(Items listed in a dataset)
..............................

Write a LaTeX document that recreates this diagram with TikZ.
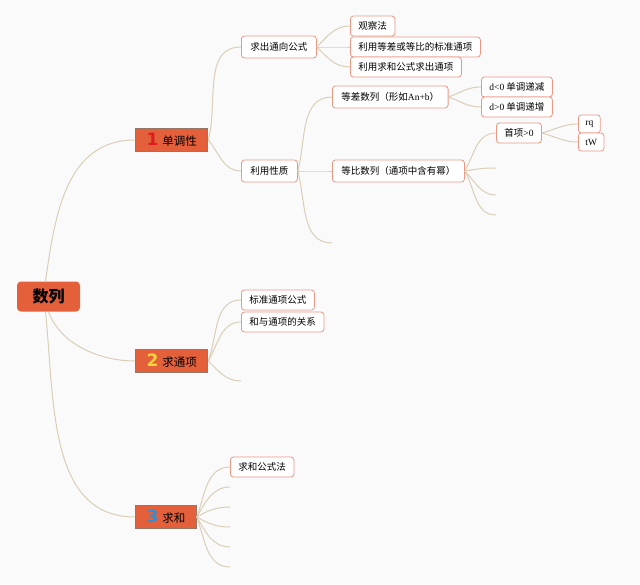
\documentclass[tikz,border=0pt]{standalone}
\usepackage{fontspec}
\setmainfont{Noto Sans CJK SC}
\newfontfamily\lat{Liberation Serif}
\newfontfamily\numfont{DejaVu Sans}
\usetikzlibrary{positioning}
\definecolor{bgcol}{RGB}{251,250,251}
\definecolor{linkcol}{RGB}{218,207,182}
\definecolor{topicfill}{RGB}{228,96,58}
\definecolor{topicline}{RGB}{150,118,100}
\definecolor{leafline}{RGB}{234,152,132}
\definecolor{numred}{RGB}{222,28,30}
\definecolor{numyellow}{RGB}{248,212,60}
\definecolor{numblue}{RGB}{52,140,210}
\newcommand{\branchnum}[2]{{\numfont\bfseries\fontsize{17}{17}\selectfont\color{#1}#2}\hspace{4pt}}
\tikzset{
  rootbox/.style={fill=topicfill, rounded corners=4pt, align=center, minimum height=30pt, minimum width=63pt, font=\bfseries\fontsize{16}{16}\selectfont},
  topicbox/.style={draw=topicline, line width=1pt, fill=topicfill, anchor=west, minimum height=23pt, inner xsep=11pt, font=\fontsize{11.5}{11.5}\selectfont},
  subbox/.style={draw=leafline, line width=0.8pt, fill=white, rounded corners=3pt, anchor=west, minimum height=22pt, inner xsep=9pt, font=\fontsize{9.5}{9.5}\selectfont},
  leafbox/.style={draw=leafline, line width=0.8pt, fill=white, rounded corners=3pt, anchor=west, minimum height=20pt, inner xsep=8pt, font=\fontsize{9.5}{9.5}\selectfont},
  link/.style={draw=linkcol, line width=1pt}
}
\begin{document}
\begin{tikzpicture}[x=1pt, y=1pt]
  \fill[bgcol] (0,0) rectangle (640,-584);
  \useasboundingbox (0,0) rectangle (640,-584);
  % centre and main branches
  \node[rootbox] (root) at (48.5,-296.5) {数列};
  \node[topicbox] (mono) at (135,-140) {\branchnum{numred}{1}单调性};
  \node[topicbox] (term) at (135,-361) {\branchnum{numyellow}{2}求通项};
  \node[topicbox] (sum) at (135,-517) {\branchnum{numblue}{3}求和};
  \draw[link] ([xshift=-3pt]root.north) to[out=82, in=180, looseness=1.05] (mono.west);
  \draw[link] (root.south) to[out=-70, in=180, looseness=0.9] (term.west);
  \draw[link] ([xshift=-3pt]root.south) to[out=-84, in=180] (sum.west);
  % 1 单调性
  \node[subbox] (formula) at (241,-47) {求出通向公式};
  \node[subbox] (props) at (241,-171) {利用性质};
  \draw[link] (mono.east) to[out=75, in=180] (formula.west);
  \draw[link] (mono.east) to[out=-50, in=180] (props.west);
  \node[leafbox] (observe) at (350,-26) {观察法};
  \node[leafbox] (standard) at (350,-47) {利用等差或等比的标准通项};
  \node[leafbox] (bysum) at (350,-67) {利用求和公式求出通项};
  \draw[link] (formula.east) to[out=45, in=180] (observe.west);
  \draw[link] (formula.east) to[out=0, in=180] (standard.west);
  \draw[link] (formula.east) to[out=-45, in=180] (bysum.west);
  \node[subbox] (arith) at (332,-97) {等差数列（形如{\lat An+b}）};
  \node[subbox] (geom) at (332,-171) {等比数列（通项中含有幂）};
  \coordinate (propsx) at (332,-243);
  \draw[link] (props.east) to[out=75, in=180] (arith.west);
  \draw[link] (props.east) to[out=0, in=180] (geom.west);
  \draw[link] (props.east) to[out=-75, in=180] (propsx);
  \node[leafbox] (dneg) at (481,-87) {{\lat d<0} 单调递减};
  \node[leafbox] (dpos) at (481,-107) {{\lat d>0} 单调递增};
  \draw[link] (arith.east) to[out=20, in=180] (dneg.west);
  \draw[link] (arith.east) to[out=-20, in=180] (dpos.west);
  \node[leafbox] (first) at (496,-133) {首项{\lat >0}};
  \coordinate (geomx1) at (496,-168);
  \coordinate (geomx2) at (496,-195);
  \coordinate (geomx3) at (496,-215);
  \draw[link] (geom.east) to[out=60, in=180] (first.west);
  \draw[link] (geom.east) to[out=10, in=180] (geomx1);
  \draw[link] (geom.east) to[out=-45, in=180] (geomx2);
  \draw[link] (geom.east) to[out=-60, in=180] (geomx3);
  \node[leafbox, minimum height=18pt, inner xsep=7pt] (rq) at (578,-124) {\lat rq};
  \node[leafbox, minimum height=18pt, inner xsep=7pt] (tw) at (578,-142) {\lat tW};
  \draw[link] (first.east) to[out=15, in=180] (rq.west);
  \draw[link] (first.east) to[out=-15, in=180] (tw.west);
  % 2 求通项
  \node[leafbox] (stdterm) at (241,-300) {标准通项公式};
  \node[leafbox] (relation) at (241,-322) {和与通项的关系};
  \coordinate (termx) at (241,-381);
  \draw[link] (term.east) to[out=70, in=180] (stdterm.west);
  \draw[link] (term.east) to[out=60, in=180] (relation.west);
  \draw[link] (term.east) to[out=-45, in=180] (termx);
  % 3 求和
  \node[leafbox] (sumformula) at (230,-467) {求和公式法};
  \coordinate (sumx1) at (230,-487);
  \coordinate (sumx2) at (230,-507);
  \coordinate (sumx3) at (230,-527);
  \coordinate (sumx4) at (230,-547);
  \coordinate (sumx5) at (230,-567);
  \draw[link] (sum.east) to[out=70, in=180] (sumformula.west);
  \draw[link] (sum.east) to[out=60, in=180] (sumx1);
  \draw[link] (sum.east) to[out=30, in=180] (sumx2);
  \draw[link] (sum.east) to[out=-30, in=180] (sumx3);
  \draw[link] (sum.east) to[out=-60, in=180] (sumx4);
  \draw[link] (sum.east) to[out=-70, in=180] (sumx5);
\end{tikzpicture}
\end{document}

..............................

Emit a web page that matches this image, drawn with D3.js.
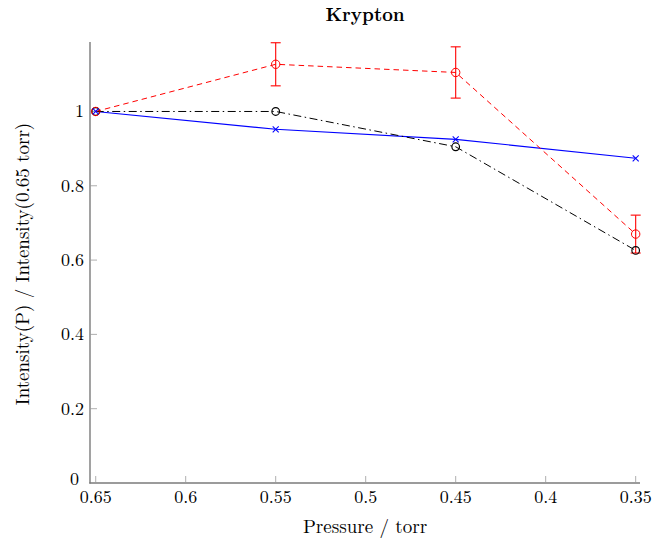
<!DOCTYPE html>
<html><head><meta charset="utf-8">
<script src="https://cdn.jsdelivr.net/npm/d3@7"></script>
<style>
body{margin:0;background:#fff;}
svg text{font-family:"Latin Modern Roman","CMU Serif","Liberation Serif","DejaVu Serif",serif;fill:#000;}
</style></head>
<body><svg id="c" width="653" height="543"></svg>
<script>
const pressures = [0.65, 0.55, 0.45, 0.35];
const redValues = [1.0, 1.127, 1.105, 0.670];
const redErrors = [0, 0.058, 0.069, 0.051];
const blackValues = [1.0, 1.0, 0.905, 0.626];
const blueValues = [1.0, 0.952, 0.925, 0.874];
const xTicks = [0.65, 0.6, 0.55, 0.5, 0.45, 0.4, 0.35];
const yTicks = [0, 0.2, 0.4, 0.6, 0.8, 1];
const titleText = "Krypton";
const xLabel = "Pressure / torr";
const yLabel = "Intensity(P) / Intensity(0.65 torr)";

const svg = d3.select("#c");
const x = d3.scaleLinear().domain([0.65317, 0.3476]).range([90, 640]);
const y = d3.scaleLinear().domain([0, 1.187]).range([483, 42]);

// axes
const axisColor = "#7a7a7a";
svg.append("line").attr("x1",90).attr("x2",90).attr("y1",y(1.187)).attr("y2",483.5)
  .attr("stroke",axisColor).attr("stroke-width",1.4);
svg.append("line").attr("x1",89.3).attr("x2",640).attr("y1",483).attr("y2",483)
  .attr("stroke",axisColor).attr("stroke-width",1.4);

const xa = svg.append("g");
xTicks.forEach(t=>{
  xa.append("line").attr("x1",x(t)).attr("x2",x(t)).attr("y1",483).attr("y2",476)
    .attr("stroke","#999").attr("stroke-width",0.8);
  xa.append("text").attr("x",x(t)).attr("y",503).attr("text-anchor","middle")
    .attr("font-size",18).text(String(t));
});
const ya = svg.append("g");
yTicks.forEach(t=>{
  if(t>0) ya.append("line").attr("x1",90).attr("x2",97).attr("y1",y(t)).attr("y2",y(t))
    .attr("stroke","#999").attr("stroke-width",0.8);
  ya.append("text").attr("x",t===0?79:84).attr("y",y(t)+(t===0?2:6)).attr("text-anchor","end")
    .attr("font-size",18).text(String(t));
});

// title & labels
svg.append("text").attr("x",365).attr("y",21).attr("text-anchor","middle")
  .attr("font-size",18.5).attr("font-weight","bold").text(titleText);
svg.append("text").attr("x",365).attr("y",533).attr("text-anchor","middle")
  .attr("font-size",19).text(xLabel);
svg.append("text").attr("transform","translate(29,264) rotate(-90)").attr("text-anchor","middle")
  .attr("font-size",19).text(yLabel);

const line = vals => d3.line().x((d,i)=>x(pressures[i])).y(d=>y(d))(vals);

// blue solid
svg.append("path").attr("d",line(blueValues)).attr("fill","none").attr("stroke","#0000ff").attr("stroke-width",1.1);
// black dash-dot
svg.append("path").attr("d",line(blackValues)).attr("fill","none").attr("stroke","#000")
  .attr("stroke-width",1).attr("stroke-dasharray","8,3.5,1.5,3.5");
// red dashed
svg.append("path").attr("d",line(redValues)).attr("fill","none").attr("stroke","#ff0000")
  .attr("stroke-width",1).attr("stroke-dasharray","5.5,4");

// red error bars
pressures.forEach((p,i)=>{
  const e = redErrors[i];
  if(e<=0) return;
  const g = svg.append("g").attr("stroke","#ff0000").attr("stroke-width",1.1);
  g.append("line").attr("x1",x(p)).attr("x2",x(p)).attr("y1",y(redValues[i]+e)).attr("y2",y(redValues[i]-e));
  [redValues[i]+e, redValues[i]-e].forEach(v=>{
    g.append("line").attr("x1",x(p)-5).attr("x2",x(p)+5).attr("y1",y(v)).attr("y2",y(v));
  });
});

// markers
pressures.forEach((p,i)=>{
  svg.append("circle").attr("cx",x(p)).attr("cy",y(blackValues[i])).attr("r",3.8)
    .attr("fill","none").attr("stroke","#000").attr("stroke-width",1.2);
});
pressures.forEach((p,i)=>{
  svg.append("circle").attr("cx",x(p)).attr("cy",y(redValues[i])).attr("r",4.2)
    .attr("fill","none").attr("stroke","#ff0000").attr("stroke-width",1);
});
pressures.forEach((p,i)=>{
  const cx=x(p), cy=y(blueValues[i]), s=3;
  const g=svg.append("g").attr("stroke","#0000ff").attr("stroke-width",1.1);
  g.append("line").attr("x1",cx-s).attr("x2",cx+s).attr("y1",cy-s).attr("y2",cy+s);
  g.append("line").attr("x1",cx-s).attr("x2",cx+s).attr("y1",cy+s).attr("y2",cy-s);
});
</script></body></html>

..............................

» Exercise details:
Pull out each line containing the word "this" and copy it.

» Expected answer:
Write a LaTeX document that recreates this diagram with TikZ.
Emit a web page that matches this image, drawn with D3.js.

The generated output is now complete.